Showing posts with label Devil Dog Cake. Show all posts
Showing posts with label Devil Dog Cake. Show all posts

Sunday, February 10, 2008

Devil Dog Cake and Brown Bag Lunch Legends

My mother always packed a wholesome and healthy brown bag lunch.

During our high school years, she’d create what amounted to an assembly line atop our white Formica kitchen counter to prepare the daily lunches for me and my three brothers. She would quickly layer a sandwich with Oscar Meyer cold cuts and whole wheat bread (my favorite was bologna with mustard), and gather together precisely-cut celery and carrots with an apple for dessert. All this was carefully stacked inside a brown paper bag that was labeled with our name in black magic marker. The top of the bag was neatly folded over three times and stapled shut. To this day, Mom is still a packaging genius.

The trip to school was a long one, so instead of carrying a beverage, we were given milk money. After years of harboring guilt, I must finally confess that there were many times I did not use the coins to buy milk.

It was a horrific example of teen rebellion. The worst. Even though I was aware of the importance of milk in building strong healthy, bones, I would brazenly walk past the milk case, hand over my loose change to Mrs. Rindethorsen and purchase … yikes … Devil Dogs!

Yes, now the story can be told. Even at the tender age of 15, I was addicted to cake. Oh, I would eat the apple in my sack lunch, but I was also secretly supplementing my pubescent diet with cream-filled cakes.

For the snack cake challenged, here’s a quick primer. A Devil Dog is made of two slender layers of chocolaty, devil’s food cake with cream filling between. It’s sort of a “cake sandwich” in the shape of a hot dog bun. Devil Dogs are sold by the Drake’s Cakes Company based in New Jersey. Founder Newman E. Drake started a business selling pound cake by the slice in Brooklyn in 1888.
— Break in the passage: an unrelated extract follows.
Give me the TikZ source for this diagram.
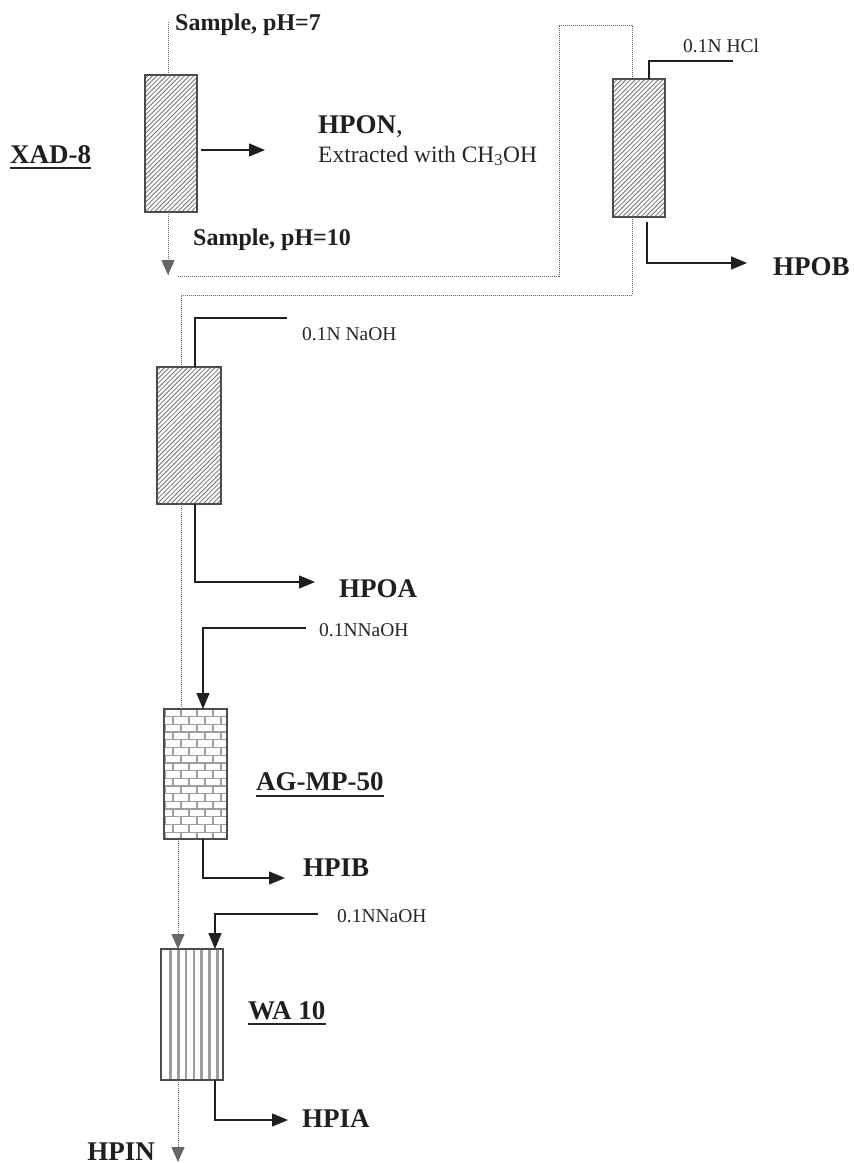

Growing up in the 60’s and 70’s we were bombarded by commercial messages for snack cakes – Hostess Twinkies, Hostess Cupcakes, Drake’s Ring Dings and Devil Dogs and Dolly Madison Cakes, which were a longtime sponsor of the Charlie Brown television specials. The competition for our adolescent brand loyalty was fierce. In what has now become a curious case of a corporate confection conglomerate Interstate Bakeries today owns all of the competitor companies – Drake’s Cakes, Hostess Cakes, Twinkies and Dolly Madison Cakes.

What drew me to Devil Dogs, when most of my peers were smoking in the Boy’s Room? Devil Dogs were a soothing, rich respite from the monotony of Earth Science, the mental anguish of Algebra which made my head hurt, or the perils of Chemistry Lab which quite frankly terrified me. Much like Mrs. Kast’s English Literature Class, Devil Dogs fed my restless teenage soul with something sweet and just a bit poetic – at least according to my embryonic view of the world at the time. Devil Dogs gave me a reason to persevere, to slog through Health class and gym, because I knew something luscious and just a bit illicit awaited me at lunch.



I haven’t eaten a Devil Dog in years, although I have been known to scarf a Twinkie from time to time. So, when the February issue of Gourmet magazine arrives, featuring a recipe for Devil Dog Cake inspired by the original, I can’t resist the urge to bake it. Now, you may ask, Is Gourmet slumming? Let me tell you – anyone who turns up their nose at this recipe because of its humble, mass-produced, mass-marketed snack cake origins is missing a taste of heaven. I’m not quite sure how they managed to capture that true Devil Doggy essence, but it tastes like the genuine article, and ten times better. Ruth Reichl is a genius.

I share a slice with Mom and confess the whole story of the diverted milk funds. After all these years, she deserves to know, and it is good to get it off my chest. Fortunately, Mom is very forgiving, particularly when I’m handing out squares of chocolate cake with marshmallow frosting. And, I didn’t turn out too badly, either. I still eat apples regularly.